Le travail externe. C’est un autre domaine de discrimination. A partir de la mi-peine, le détenu qui n’est pas dangereux a le droit d’exécuter sa peine sous la forme de travail externe: il travaille la journée à l’extérieur, et revient passer ses nuits et son temps libre à la prison. C’est un allègement important de l’exécution et une préparation nécessaire à la sortie. Or, alors que les Suisses bénéficient systématiquement de cet allègement, rares sont les étrangers à en profiter. Certains cantons, en particulier alémaniques, refusent le travail externe aux étrangers sans permis de travail; la pratique genevoise leur limite le travail externe à douze mois. Dans les faits, la plupart des étrangers condamnés à des courtes peines privatives de liberté n’en bénéficient pas du tout.

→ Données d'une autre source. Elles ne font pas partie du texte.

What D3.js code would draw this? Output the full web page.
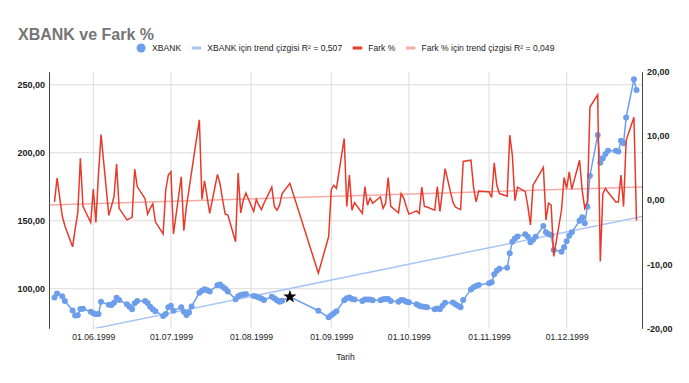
<!doctype html>
<html>
<head>
<meta charset="utf-8">
<title>XBANK ve Fark %</title>
<script src="https://cdn.jsdelivr.net/npm/d3@7"></script>
<style>
  body { margin: 0; background: #fff; }
  svg { display: block; font-family: "Liberation Sans", Arial, sans-serif; }
</style>
</head>
<body>
<svg id="chart" width="689" height="383"></svg>
<script>
// trading days (market closed 17-26 Aug after the earthquake)
const dates = [
  "1999-05-17","1999-05-18","1999-05-20","1999-05-21","1999-05-24","1999-05-25","1999-05-26","1999-05-27","1999-05-28","1999-05-31",
  "1999-06-01","1999-06-02","1999-06-03","1999-06-04","1999-06-07","1999-06-08","1999-06-09","1999-06-10","1999-06-11","1999-06-14",
  "1999-06-15","1999-06-16","1999-06-17","1999-06-18","1999-06-21","1999-06-22","1999-06-23","1999-06-24","1999-06-25","1999-06-28",
  "1999-06-29","1999-06-30","1999-07-01","1999-07-02","1999-07-05","1999-07-06","1999-07-07","1999-07-08","1999-07-09","1999-07-12",
  "1999-07-13","1999-07-14","1999-07-15","1999-07-16","1999-07-19","1999-07-20","1999-07-21","1999-07-22","1999-07-23","1999-07-26",
  "1999-07-27","1999-07-28","1999-07-29","1999-07-30","1999-08-02","1999-08-03","1999-08-04","1999-08-05","1999-08-06","1999-08-09",
  "1999-08-10","1999-08-11","1999-08-12","1999-08-13","1999-08-16","1999-08-27","1999-08-31","1999-09-01","1999-09-02","1999-09-03",
  "1999-09-06","1999-09-07","1999-09-08","1999-09-09","1999-09-10","1999-09-13","1999-09-14","1999-09-15","1999-09-16","1999-09-17",
  "1999-09-20","1999-09-21","1999-09-22","1999-09-23","1999-09-24","1999-09-27","1999-09-28","1999-09-29","1999-09-30","1999-10-01",
  "1999-10-04","1999-10-05","1999-10-06","1999-10-07","1999-10-08","1999-10-11","1999-10-12","1999-10-13","1999-10-14","1999-10-15",
  "1999-10-18","1999-10-19","1999-10-20","1999-10-21","1999-10-22","1999-10-25","1999-10-26","1999-10-27","1999-10-28","1999-11-01",
  "1999-11-02","1999-11-03","1999-11-04","1999-11-05","1999-11-08","1999-11-09","1999-11-10","1999-11-11","1999-11-12","1999-11-15",
  "1999-11-16","1999-11-17","1999-11-18","1999-11-19","1999-11-22","1999-11-23","1999-11-24","1999-11-25","1999-11-26","1999-11-29",
  "1999-11-30","1999-12-01","1999-12-02","1999-12-03","1999-12-06","1999-12-07","1999-12-08","1999-12-09","1999-12-10","1999-12-13",
  "1999-12-14","1999-12-15","1999-12-16","1999-12-17","1999-12-20","1999-12-21","1999-12-22","1999-12-23","1999-12-24","1999-12-27",
  "1999-12-28"
];

const xbank = [
  93.5, 96.5, 94.5, 91.0, 84.0, 80.3, 80.5, 85.1, 85.3, 83.1,
  82.0, 81.2, 81.5, 90.4, 88.2, 88.0, 89.7, 93.4, 91.7, 88.5,
  86.8, 84.9, 89.3, 91.0, 91.0, 89.5, 86.8, 84.9, 83.5, 79.9,
  81.4, 86.3, 87.5, 83.8, 86.3, 83.0, 80.7, 82.5, 87.0, 97.0,
  98.5, 99.6, 98.8, 98.0, 102.5, 103.2, 101.5, 100.0, 98.0, 92.2,
  94.5, 95.4, 95.8, 96.1, 94.6, 94.2, 93.5, 92.9, 91.7, 94.1,
  93.0, 91.5, 90.4, 91.2, 94.1, 83.8, 79.0, 80.5, 82.0, 83.5,
  91.5, 93.0, 93.5, 92.5, 92.0, 91.0, 92.0, 92.0, 92.0, 91.5,
  91.5, 92.2, 92.5, 92.5, 91.0, 90.4, 91.7, 91.5, 90.5, 90.0,
  88.5, 87.5, 87.0, 86.8, 86.3, 84.9, 85.5, 85.0, 87.5, 89.7,
  89.8, 88.5, 87.5, 86.3, 91.7, 99.5, 101.0, 102.0, 102.7, 104.0,
  104.7, 110.6, 113.2, 114.7, 115.4, 126.0, 134.6, 137.0, 138.5, 140.0,
  138.2, 134.1, 136.0, 138.2, 146.1, 141.5, 140.2, 139.5, 128.5, 127.2,
  130.5, 135.0, 139.0, 141.5, 150.0, 152.5, 148.1, 160.3, 183.1, 213.0,
  192.6, 195.9, 199.0, 201.5, 201.5, 201.0, 208.8, 206.9, 226.0, 254.0,
  246.1
];

const fark = [
  -0.3, 3.4, -2.5, -4.0, -7.3, -4.5, -2.0, 6.5, -1.0, -3.5,
  1.7, -3.5, 4.0, 10.2, -2.4, -1.0, 0.5, 5.6, -1.3, -3.1,
  -2.9, -2.7, 4.8, 2.1, 0.2, -2.2, -1.3, -0.6, -3.4, -5.3,
  1.6, 3.9, 4.4, -5.3, 3.6, -4.8, -1.0, 1.6, 4.4, 12.5,
  0.1, 3.0, 0.5, -2.1, 4.0, 2.5, 0.0, -2.2, -2.3, -6.5,
  4.2, -2.0, 0.0, 1.1, -1.8, 0.1, -0.8, -1.5, -0.5, 2.0,
  -1.0, -1.6, -0.8, 1.0, 2.6, -11.4, -5.7, 1.6, 2.3, 1.8,
  9.6, -1.0, 3.9, -1.6, -0.4, -2.1, 2.1, -0.8, 0.3, -0.5,
  0.5, -1.3, -0.5, 3.5, -1.0, -2.0, 1.0, 0.3, -1.0, -2.2,
  -1.7, -2.1, 2.0, -1.0, -1.1, -1.6, 2.1, -1.8, 1.5, 4.9,
  -0.3, -1.1, -1.3, -1.5, 6.0, 6.2, 2.0, -0.3, 1.4, 1.3,
  0.4, 5.8, 2.3, 1.0, 0.6, 10.1, 7.0, -0.1, 2.0, 1.3,
  -1.0, -3.9, 2.3, 3.0, 5.1, -3.1, -0.5, -0.8, -8.8, -1.6,
  3.5, 1.8, 4.4, 1.7, 6.2, 1.5, -1.3, -0.3, 14.5, 16.4,
  -9.6, 1.0, 1.8, 1.2, -0.3, -0.3, 3.9, -1.0, 9.3, 12.9,
  -3.2
];

const starDate = "1999-08-16";
const leftTicks = [100, 150, 200, 250];
const rightTicks = [-20, -10, 0, 10, 20];
const legendLabels = [
  "XBANK",
  "XBANK için trend çizgisi R² = 0,507",
  "Fark %",
  "Fark % için trend çizgisi R² = 0,049"
];

const W = 689, H = 383;
const M = { left: 49, right: 642, top: 71.7, bottom: 328.3 };
const BLUE = "#6d9eeb", BLUE_TREND = "#a8c5f5", RED = "#e8392b", RED_TREND = "#f5aaa3";
const GRID = "#dcdcdc";

const parse = d3.timeParse("%Y-%m-%d");
const rows = dates.map((d, i) => ({ date: parse(d), xbank: xbank[i], fark: fark[i] }));

const tr = d3.formatLocale({ decimal: ",", thousands: ".", grouping: [3], currency: ["", ""], minus: "-" });
const fmt = tr.format(".2f");

const x = d3.scaleTime().domain(d3.extent(rows, d => d.date)).range([M.left + 5.5, M.right - 5.5]);
const yL = d3.scaleLinear().domain([70.9, 259.6]).range([M.bottom, M.top]);
const yR = d3.scaleLinear().domain([-20, 20]).range([M.bottom, M.top]);

const svg = d3.select("#chart");
svg.append("rect").attr("width", W).attr("height", H).attr("fill", "#fff");

svg.append("defs").append("clipPath").attr("id", "plot")
  .append("rect").attr("x", M.left).attr("y", M.top)
  .attr("width", M.right - M.left).attr("height", M.bottom - M.top);

// title
svg.append("text").attr("x", 18).attr("y", 40)
  .attr("font-size", 16).attr("font-weight", "bold").attr("fill", "#757575")
  .text("XBANK ve Fark %");

// gridlines
const grid = svg.append("g");
grid.selectAll(".h").data(leftTicks).enter().append("line")
  .attr("x1", M.left).attr("x2", M.right)
  .attr("y1", d => yL(d)).attr("y2", d => yL(d))
  .attr("stroke", GRID).attr("stroke-width", 1);
grid.selectAll(".v").data(x.ticks(d3.timeMonth.every(1))).enter().append("line")
  .attr("x1", d => x(d)).attr("x2", d => x(d))
  .attr("y1", M.top).attr("y2", M.bottom)
  .attr("stroke", GRID).attr("stroke-width", 1);

// least squares trend lines
function trend(key) {
  const xs = rows.map(d => +d.date), ys = rows.map(d => d[key]);
  const mx = d3.mean(xs), my = d3.mean(ys);
  const b = d3.sum(xs, (v, i) => (v - mx) * (ys[i] - my)) / d3.sum(xs, v => (v - mx) * (v - mx));
  const a = my - b * mx;
  const d0 = x.invert(M.left), d1 = x.invert(M.right);
  return [{ date: d0, v: a + b * +d0 }, { date: d1, v: a + b * +d1 }];
}
const plot = svg.append("g").attr("clip-path", "url(#plot)");
plot.append("path").datum(trend("xbank"))
  .attr("d", d3.line().x(d => x(d.date)).y(d => yL(d.v)))
  .attr("fill", "none").attr("stroke", BLUE_TREND).attr("stroke-width", 1.5);
plot.append("path").datum(trend("fark"))
  .attr("d", d3.line().x(d => x(d.date)).y(d => yR(d.v)))
  .attr("fill", "none").attr("stroke", RED_TREND).attr("stroke-width", 1.5);

// XBANK line + points
plot.append("path").datum(rows)
  .attr("d", d3.line().x(d => x(d.date)).y(d => yL(d.xbank)))
  .attr("fill", "none").attr("stroke", BLUE).attr("stroke-width", 1.5);
plot.selectAll(".pt").data(rows.filter(d => d3.timeFormat("%Y-%m-%d")(d.date) !== starDate))
  .enter().append("circle")
  .attr("cx", d => x(d.date)).attr("cy", d => yL(d.xbank)).attr("r", 3)
  .attr("fill", BLUE);
const star = rows.find(d => d3.timeFormat("%Y-%m-%d")(d.date) === starDate);
svg.append("path")
  .attr("d", d3.symbol(d3.symbolStar, 55)())
  .attr("transform", `translate(${x(star.date)},${yL(star.xbank)})`)
  .attr("fill", "#000");

// Fark % line
plot.append("path").datum(rows)
  .attr("d", d3.line().x(d => x(d.date)).y(d => yR(d.fark)))
  .attr("fill", "none").attr("stroke", RED).attr("stroke-width", 1.5);

// axes
const ax = g => g.selectAll("text").attr("font-size", 9).attr("font-weight", "bold").attr("fill", "#222")
  .attr("font-family", "'Liberation Sans', Arial, sans-serif");
svg.append("g").attr("transform", `translate(${M.left},0)`)
  .call(d3.axisLeft(yL).tickValues(leftTicks).tickSize(0).tickSizeOuter(0).tickPadding(4).tickFormat(fmt))
  .call(g => g.select(".domain").attr("stroke", "#444"))
  .call(ax);
svg.append("g").attr("transform", `translate(${M.right},0)`)
  .call(d3.axisRight(yR).tickValues(rightTicks).tickSize(0).tickSizeOuter(0).tickPadding(5).tickFormat(fmt))
  .call(g => g.select(".domain").attr("stroke", "#444"))
  .call(ax);
svg.append("g").attr("transform", `translate(0,${M.bottom})`)
  .call(d3.axisBottom(x).ticks(d3.timeMonth.every(1)).tickFormat(d3.timeFormat("%d.%m.%Y")).tickSize(0).tickPadding(6))
  .call(g => g.select(".domain").remove())
  .call(g => g.selectAll("text").attr("font-size", 8.6).attr("fill", "#222")
    .attr("font-family", "'Liberation Sans', Arial, sans-serif"));

svg.append("text").attr("x", (M.left + M.right) / 2).attr("y", 360)
  .attr("text-anchor", "middle").attr("font-size", 8.6).attr("fill", "#222")
  .text("Tarih");

// legend
const legend = svg.append("g").attr("font-size", 8.6).attr("fill", "#222");
const kinds = ["dot", "line", "line", "line"];
const colors = [BLUE, BLUE_TREND, RED, RED_TREND];
let cx = 0;
const items = legendLabels.map((label, i) => {
  const g = legend.append("g");
  if (kinds[i] === "dot") {
    g.append("circle").attr("cx", 4.5).attr("cy", 0).attr("r", 4.5).attr("fill", colors[i]);
  } else {
    g.append("rect").attr("x", 0).attr("y", -1.5).attr("width", 9.5).attr("height", 3).attr("fill", colors[i]);
  }
  const t = g.append("text").attr("x", 15.5).attr("y", 3).text(label);
  const w = 15.5 + t.node().getComputedTextLength();
  g.attr("transform", `translate(${cx},0)`);
  cx += w + 10.5;
  return g;
});
const total = cx - 10.5;
legend.attr("transform", `translate(${(M.left + M.right) / 2 - total / 2},48)`);
</script>
</body>
</html>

La libération conditionnelle. En principe, la libération conditionnelle est accordée aux deux tiers de la peine lorsqu’il n’existe pas de risque de récidive, mais elle est régulièrement refusée aux étrangers sans permis de séjour. Motif? S’ils étaient relâchés ils se trouveraient en état d’infraction du simple fait de leur séjour illégal en Suisse. Autant les garder, donc. L’octroi de la libération conditionnelle est souvent conditionné à la collaboration de l’étranger à la préparation de son renvoi. Résultat, là ou un Suisse sortira aux deux-tiers de sa peine, un étranger sans permis subira sa peine jusqu’à son terme s’il ne collabore pas activement à la préparation de son départ, ou s’il a refusé de quitter la Suisse par le passé.

Discrimination à tous les étages. Résultat 2014, pour la Suisse latine, c’est 82% des détenus pénaux qui étaient des étrangers, avec une pointe de 91% à Genève. Par souci d’objectivité, je dois rappeler qu’il existe deux facteurs objectifs qui expliquent une surreprésentation étrangère dans nos prisons. Près de trois quarts de toutes les infractions pénales sont commises par des hommes âgés de 20 à 35 ans; or la population étrangère étant en moyenne plus masculine et plus jeune que la population suisse, elle est statistiquement plus encline au crime (en Suisse, 24% de la population est étrangère, mais le taux monte à 34% de la tranche d’âge 20-39 ans; 48% des Suisses sont des hommes, pour 53% des étrangers). Mais ceci ne remet nullement en question ce que j’ai exposé ci-dessus: à infraction équivalente, l’étranger ira plus en prison que le Suisse, et y restera plus longtemps.